The subprime mortgages that are at the heart of the current financial crisis expanded the dream of home ownership to people who could not afford the financial burdens they were taking on. In April 2005 Mr Greenspan praised subprime mortgages for helping to widen home ownership and hailed them as “representative of the market responses that have driven the financial services industry throughout the history of our country”.

Investment bankers, the shock- troops of the Reagan-Thatcher revolution, were allowed to bet their banks on this new market, because regulators and politicians believed so firmly in the magical and self- regulating qualities of the market.

The same process of intellectual overshoot happened with other signature ideas of the Reagan- Thatcher era: privatisation, scepticism about environmentalism and democracy promotion.

When Thatcherites first mooted privatisation it was derided as an impractical dream. But early triumphs with airlines and telecommunications in Britain created a vogue that spread round the world. That emboldened the privatisers to take on new and harder challenges, such as the UK’s railways. But failure there led to a backlash.

Similarly, when the conservative era started, foreign military engagements were out of fashion in the west.
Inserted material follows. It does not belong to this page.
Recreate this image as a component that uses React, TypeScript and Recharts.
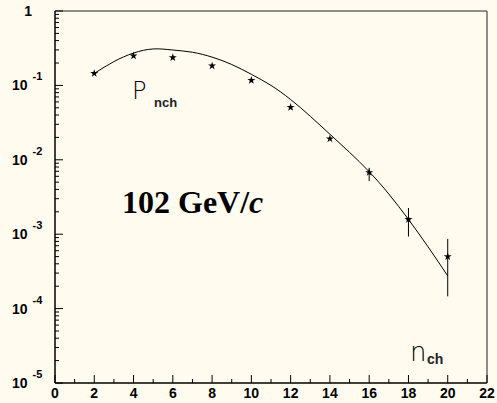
import React from "react";
import {
  ComposedChart,
  Line,
  Scatter,
  XAxis,
  YAxis,
  ZAxis,
  ErrorBar,
  ReferenceLine,
} from "recharts";

// measured multiplicity points (stars)
const pointN = [2, 4, 6, 8, 10, 12, 14, 16, 18, 20];
const pointP = [0.145, 0.25, 0.237, 0.183, 0.117, 0.0508, 0.0192, 0.00676, 0.00158, 0.0005];
const errLow = [0, 0, 0, 0, 0, 0, 0, 0.0016, 0.00065, 0.000354];
const errHigh = [0, 0, 0, 0, 0, 0, 0, 0.00104, 0.00067, 0.000365];

// fitted curve
const fitN = [2, 3, 4, 5, 6, 7, 8, 9, 10, 11, 12, 13, 14, 15, 16, 17, 18, 19, 20];
const fitP = [
  0.145, 0.209, 0.272, 0.309, 0.299, 0.279, 0.24, 0.191, 0.141, 0.1, 0.0646, 0.0385,
  0.0221, 0.0126, 0.00692, 0.00347, 0.00158, 0.000676, 0.000275,
];

const yDecades = [1e-5, 1e-4, 1e-3, 1e-2, 1e-1, 1];
const yMinorFactors = [2, 3, 4, 5, 6, 7, 8, 9];
const xTicks = [0, 1, 2, 3, 4, 5, 6, 7, 8, 9, 10, 11, 12, 13, 14, 15, 16, 17, 18, 19, 20, 21, 22];

const points = pointN.map((n, i) => ({ n, p: pointP[i], err: [errLow[i], errHigh[i]] }));
const fitData = fitN.map((n, i) => ({ n, fit: fitP[i] }));
const yTicks = yDecades.concat(
  yDecades.slice(0, -1).flatMap((d) => yMinorFactors.map((f) => d * f))
);

const BG = "#fffbef";
const labelFont = "'Liberation Sans', Arial, sans-serif";

function YTick(props: any) {
  const { x, y, payload } = props;
  const lg = Math.log10(payload.value);
  const e = Math.round(lg);
  const major = Math.abs(lg - e) < 1e-6;
  return (
    <g>
      <line x1={x} x2={x + (major ? 8 : 4)} y1={y} y2={y} stroke="#000" strokeWidth={1} />
      {major &&
        (e === 0 ? (
          <text
            x={x - 23}
            y={y + 5}
            textAnchor="end"
            fontFamily={labelFont}
            fontWeight="bold"
            fontSize={14}
            fill="#000"
          >
            1
          </text>
        ) : (
          <text x={x - 43} y={y + 5} fontFamily={labelFont} fontWeight="bold" fontSize={14} fill="#000">
            10
            <tspan dx={5} dy={-10} fontSize={11}>
              {e}
            </tspan>
          </text>
        ))}
    </g>
  );
}

function XTick(props: any) {
  const { x, y, payload } = props;
  const major = payload.value % 2 === 0;
  return (
    <g>
      <line x1={x} x2={x} y1={y} y2={y - (major ? 8 : 4)} stroke="#000" strokeWidth={1} />
      {major && (
        <text
          x={x}
          y={y + 15}
          textAnchor="middle"
          fontFamily={labelFont}
          fontWeight="bold"
          fontSize={14}
          fill="#000"
        >
          {payload.value}
        </text>
      )}
    </g>
  );
}

export default function App() {
  return (
    <div style={{ position: "absolute", left: 0, top: 0, width: 497, height: 403, background: BG }}>
      <ComposedChart
        width={497}
        height={403}
        data={fitData}
        margin={{ top: 11, right: 10, left: 0, bottom: 0 }}
      >
        <XAxis
          dataKey="n"
          type="number"
          domain={[0, 22]}
          ticks={xTicks}
          interval={0}
          height={20}
          tickSize={0}
          tickMargin={0}
          tickLine={false}
          tick={<XTick />}
          axisLine={{ stroke: "#000", strokeWidth: 1.5 }}
        />
        <YAxis
          type="number"
          scale="log"
          domain={[1e-5, 1]}
          allowDataOverflow
          ticks={yTicks}
          interval={0}
          width={55}
          tickSize={0}
          tickMargin={0}
          tickLine={false}
          tick={<YTick />}
          axisLine={{ stroke: "#000", strokeWidth: 1.5 }}
        />
        <ZAxis range={[20, 20]} />
        <ReferenceLine y={1} stroke="#222" strokeWidth={1} />
        <ReferenceLine x={22} stroke="#444" strokeWidth={1.2} />
        <Line
          dataKey="fit"
          type="natural"
          stroke="#000"
          strokeWidth={1}
          dot={false}
          isAnimationActive={false}
        />
        <Scatter data={points} dataKey="p" shape="star" fill="#000" isAnimationActive={false}>
          <ErrorBar dataKey="err" direction="y" width={0} stroke="#000" strokeWidth={1} />
        </Scatter>
      </ComposedChart>
      <svg
        width={497}
        height={403}
        style={{ position: "absolute", left: 0, top: 0, pointerEvents: "none" }}
      >
        <text x={132} y={99} fontFamily="'DejaVu Sans', sans-serif" fontWeight={200} fontSize={24} fill="#000">
          P
        </text>
        <text x={154} y={107} fontFamily={labelFont} fontWeight="bold" fontSize={13} fill="#222">
          nch
        </text>
        <text
          x={122}
          y={213}
          fontFamily="'Liberation Serif', 'Times New Roman', serif"
          fontWeight="bold"
          fontSize={32}
          fill="#000"
        >
          102 GeV/<tspan fontStyle="italic">c</tspan>
        </text>
        <text x={410} y={361} fontFamily="'DejaVu Sans', sans-serif" fontWeight={200} fontSize={26} fill="#000">
          n
        </text>
        <text x={427} y={364} fontFamily={labelFont} fontWeight="bold" fontSize={14} fill="#222">
          ch
        </text>
      </svg>
    </div>
  );
}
But Britain’s Falklands war and the American invasion of Grenada began to change this. During the 1990s, a series of successful military interventions – the first Gulf war, Bosnia, Kosovo, Sierra Leone – made Anglo-American political leaders much more relaxed about the use of military force. Too relaxed. The horrors that have followed the invasions of Iraq and Afghanistan will mean that the intellectual pendulum will now swing in the opposite direction.

The idea of democracy promotion has gone through a similar boom-and-bust cycle. The collapse of the Soviet empire in 1989 was regarded as the ultimate vindication of the rightwing universalism that argued that all people did indeed desire democratic, free-market systems. Advocates of the globalisation of democracy became much more assertive. A policy of providing moral support to anti-Soviet dissidents in Europe in the 1980s had, by 2003, transmogrified into a policy of exporting democracy by force of arms to the Middle East.

Once again, a successful idea has been pushed to its logical conclusion – and beyond. And once again an intellectual backlash has begun. David Cameron, the leader of Britain’s Conservatives, captured the new conventional wisdom when he said recently: “We should accept that we cannot impose democracy at the barrel of a gun. We cannot drop democracy from 10,000 feet.”

Both Ronald Reagan and Margaret Thatcher favoured growth over greenery. Mrs Thatcher hailed “the great car-owning democracy” and Reagan mused that trees were a major source of pollution. But in Britain – and, to a lesser extent, the US – climate change has turned conservatives green with anxiety. Mr Cameron, a reliable intellectual weather-vane, ostentatiously cycles to work and has adopted a tree as the symbol of the new Tory party. Mr McCain takes climate change very seriously.

The ideological roots of the conservative era lay in a reaction to the excesses of the Keynesian consensus. Now that the intellectual cycle has swung so decisively against the rightwing ideas of the Reagan-Thatcher era, it is bound to overshoot in the other direction. The joys of government regulation will quickly pall. In a few years’ time, nostalgia will set in for the go-go years on Wall Street and for the bracing moral certainties of neoconservatism.

Audacious intellectual investors should now be sniffing around. Quite soon ideas such as deregulation and democracy promotion will be a buy.